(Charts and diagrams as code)
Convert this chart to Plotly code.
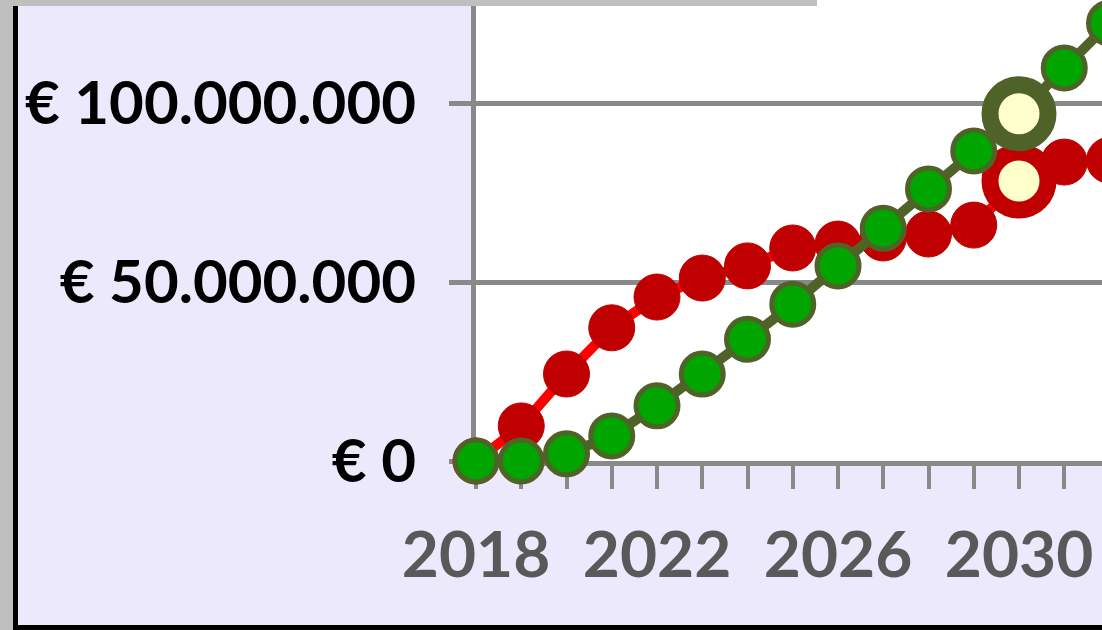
import plotly.graph_objects as go

# ---- data ----
years = list(range(2018, 2033))
red_values = [0, 9.8e6, 24.3e6, 37.2e6, 45.8e6, 51.1e6, 54.5e6, 59.5e6, 60.6e6,
              62.3e6, 63.4e6, 65.9e6, 78.2e6, 83.5e6, 84.0e6]
green_values = [0, 0, 2.0e6, 7.0e6, 15.4e6, 24.3e6, 34.0e6, 43.8e6, 54.5e6,
                65.0e6, 76.0e6, 86.6e6, 97.0e6, 109.8e6, 122.3e6]
highlight_year = 2030
x_label_years = [2018, 2022, 2026, 2030]
y_tick_values = [0, 50e6, 100e6]
y_tick_labels = ["€ 0", "€ 50.000.000", "€ 100.000.000"]

# ---- styles ----
W, H = 1180, 630          # figure is wider than the 1102px window; overflow is cropped
LAV = "#ECE9FC"
GRID = "#898989"
RED_LINE = "#FF0000"
RED_MK = "#C00000"
GREEN_MK = "#00A500"
OLIVE = "#4F6228"
HL_FILL = "#FFFFCC"
FONT = "Lato"


def marker_style(fill, edge, base_size, base_lw):
    sizes, fills, lws = [], [], []
    for y in years:
        if y == highlight_year:
            sizes.append(58)
            fills.append(HL_FILL)
            lws.append(17)
        else:
            sizes.append(base_size)
            fills.append(fill)
            lws.append(base_lw)
    return dict(size=sizes, color=fills, line=dict(color=edge, width=lws), opacity=1)


fig = go.Figure()
fig.add_trace(go.Scatter(
    x=years, y=red_values, mode="lines+markers", name="Rood",
    line=dict(color=RED_LINE, width=10),
    marker=marker_style(RED_MK, RED_MK, 46, 1),
    cliponaxis=False, showlegend=False,
))
fig.add_trace(go.Scatter(
    x=years, y=green_values, mode="lines+markers", name="Groen",
    line=dict(color=OLIVE, width=10),
    marker=marker_style(GREEN_MK, OLIVE, 42, 5),
    cliponaxis=False, showlegend=False,
))

# pixel geometry
left, bottom_px = 476, 461
px_per_year = 45.25
px_per_50m = 179.0
x_end = years[0] + (W - left) / px_per_year
y_top = bottom_px / px_per_50m * 50e6

fig.update_layout(
    width=W, height=H,
    margin=dict(l=left, r=0, t=0, b=H - bottom_px, pad=0),
    paper_bgcolor=LAV, plot_bgcolor="white",
    showlegend=False,
    xaxis=dict(
        range=[years[0], x_end], tickmode="array",
        tickvals=years,
        ticktext=[str(y) if y in x_label_years else "" for y in years],
        ticks="outside", ticklen=23, tickwidth=4, tickcolor=GRID,
        showline=True, linecolor=GRID, linewidth=5,
        showgrid=False, zeroline=False, layer="below traces",
        tickfont=dict(family=FONT, size=64, color="#595959", weight="bold"),
        ticklabelstandoff=11,
    ),
    yaxis=dict(
        range=[0, y_top], tickmode="array",
        tickvals=y_tick_values, ticktext=y_tick_labels,
        ticks="outside", ticklen=22, tickwidth=5, tickcolor=GRID,
        showline=True, linecolor=GRID, linewidth=5,
        showgrid=True, gridcolor=GRID, gridwidth=5,
        zeroline=False, layer="below traces",
        tickfont=dict(family=FONT, size=60, color="black", weight="bold"),
        ticklabelstandoff=21,
    ),
)


def px_rect(x0, y0, x1, y1, color):
    fig.add_shape(type="rect", xref="paper", yref="paper",
                  x0=(x0 - left) / (W - left), x1=(x1 - left) / (W - left),
                  y0=(bottom_px - y1) / bottom_px, y1=(bottom_px - y0) / bottom_px,
                  fillcolor=color, line=dict(width=0), layer="above")


px_rect(0, 0, 13, H, "#BFBFBF")
px_rect(0, 0, 817, 6, "#BFBFBF")
px_rect(13, 6, 18, H, "black")
px_rect(13, 625, W, H, "black")

fig.write_html("out.html",
               config={"displayModeBar": False},
               post_script="document.body.style.margin='0';document.body.style.overflow='hidden';")
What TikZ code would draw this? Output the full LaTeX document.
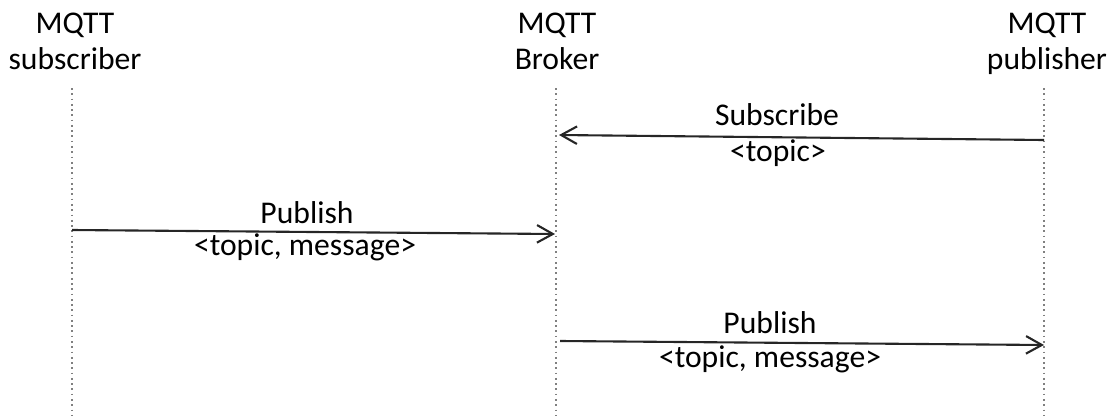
\documentclass[tikz,border=0pt]{standalone}
\usepackage{fontspec}
\setmainfont{Carlito}
\usepackage{tikz}
\usetikzlibrary{arrows.meta}
\usetikzlibrary{positioning}

\tikzset{
  hdr/.style={align=center, inner sep=0pt, anchor=base, font=\fontsize{18}{20.3}\selectfont},
  lbl/.style={inner sep=0pt, anchor=base, font=\fontsize{18}{20.3}\selectfont},
  lifeline/.style={black!50, dotted, line width=1pt},
  msg/.style={black!85, line width=1.2pt, -{Straight Barb[length=9pt, width=10pt]}},
}

\begin{document}
\begin{tikzpicture}[x=0.02cm, y=-0.02cm]

\useasboundingbox (0,0) rectangle (1112,416);

\node at (75,69) [hdr] (sub) {MQTT\\subscriber};
\node at (557,69) [hdr] (brk) {MQTT\\Broker};
\node at (1047,69) [hdr] (pub) {MQTT\\publisher};

\coordinate (subtop) at (72,88);
\coordinate (subbot) at (72,416);
\coordinate (brktop) at (556,88);
\coordinate (brkbot) at (556,416);
\coordinate (pubtop) at (1044,88);
\coordinate (pubbot) at (1044,416);

\draw[lifeline] (subtop) -- (subbot);
\draw[lifeline] (brktop) -- (brkbot);
\draw[lifeline] (pubtop) -- (pubbot);

% subscribe
\coordinate (pubA) at (1044,140);
\coordinate (brkA) at (559,135);
\draw[msg] (pubA) -- (brkA);
\node at (777,125) [lbl] (subscribe) {Subscribe};
\node at (778,161) [lbl] (topicA) {<topic>};

% publish to broker
\coordinate (subB) at (72,230);
\coordinate (brkB) at (555,234);
\draw[msg] (subB) -- (brkB);
\node at (307,223) [lbl] (publishB) {Publish};
\node at (305,255) [lbl] (topicB) {<topic, message>};

% broker forwards
\coordinate (brkC) at (560,341);
\coordinate (pubC) at (1044,345);
\draw[msg] (brkC) -- (pubC);
\node at (770,333) [lbl] (publishC) {Publish};
\node at (770,367) [lbl] (topicC) {<topic, message>};

\end{tikzpicture}
\end{document}
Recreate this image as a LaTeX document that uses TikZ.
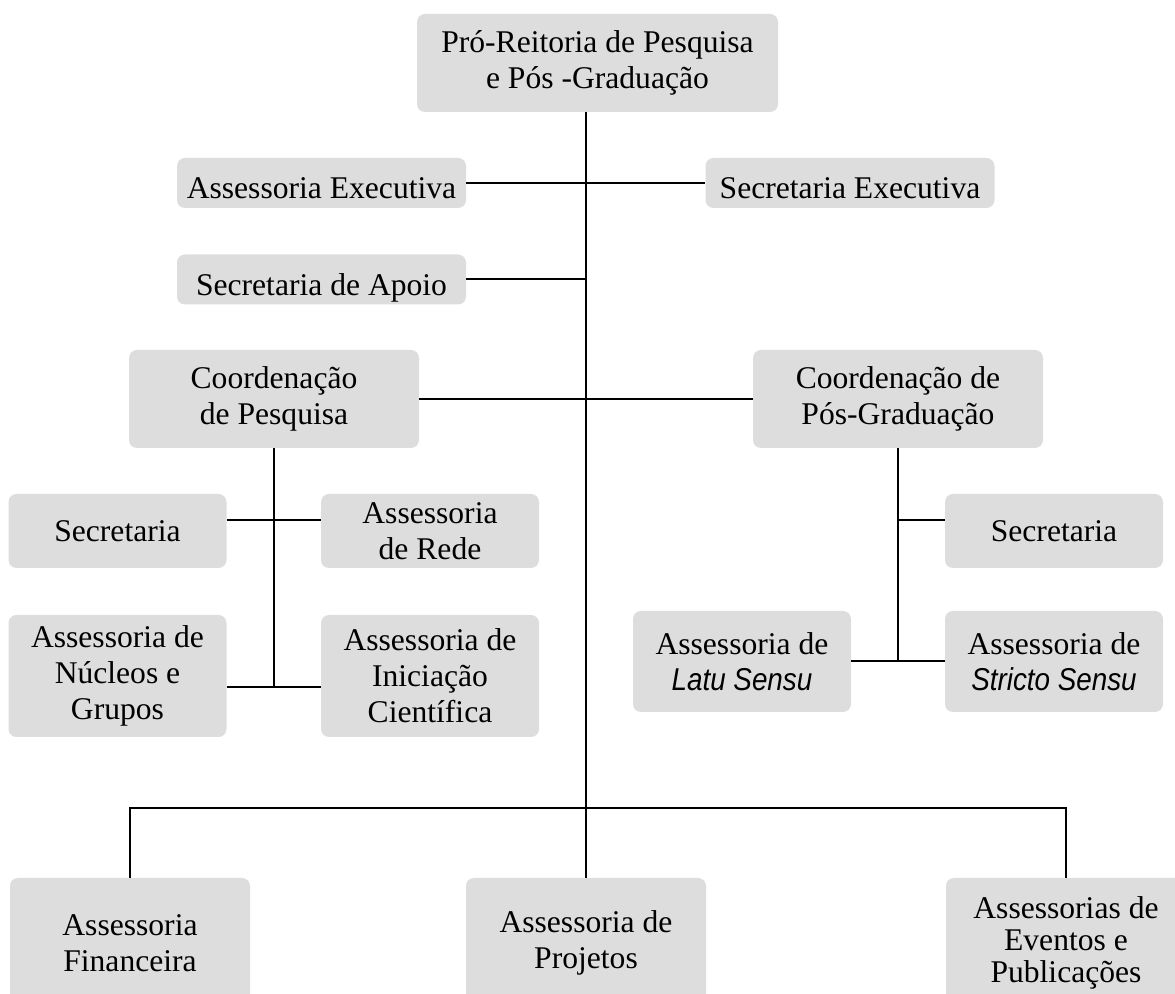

Exercise details.
Begin at the line containing "What TikZ code", end at the line containing "at (1047,69) [hdr]", and copy those lines word for word, both included. Skip pictures.

Result of the exercise.
What TikZ code would draw this? Output the full LaTeX document.
\documentclass[tikz,border=0pt]{standalone}
\usepackage{fontspec}
\setmainfont{Carlito}
\usepackage{tikz}
\usetikzlibrary{arrows.meta}
\usetikzlibrary{positioning}

\tikzset{
  hdr/.style={align=center, inner sep=0pt, anchor=base, font=\fontsize{18}{20.3}\selectfont},
  lbl/.style={inner sep=0pt, anchor=base, font=\fontsize{18}{20.3}\selectfont},
  lifeline/.style={black!50, dotted, line width=1pt},
  msg/.style={black!85, line width=1.2pt, -{Straight Barb[length=9pt, width=10pt]}},
}

\begin{document}
\begin{tikzpicture}[x=0.02cm, y=-0.02cm]

\useasboundingbox (0,0) rectangle (1112,416);

\node at (75,69) [hdr] (sub) {MQTT\\subscriber};
\node at (557,69) [hdr] (brk) {MQTT\\Broker};
\node at (1047,69) [hdr] (pub) {MQTT\\publisher};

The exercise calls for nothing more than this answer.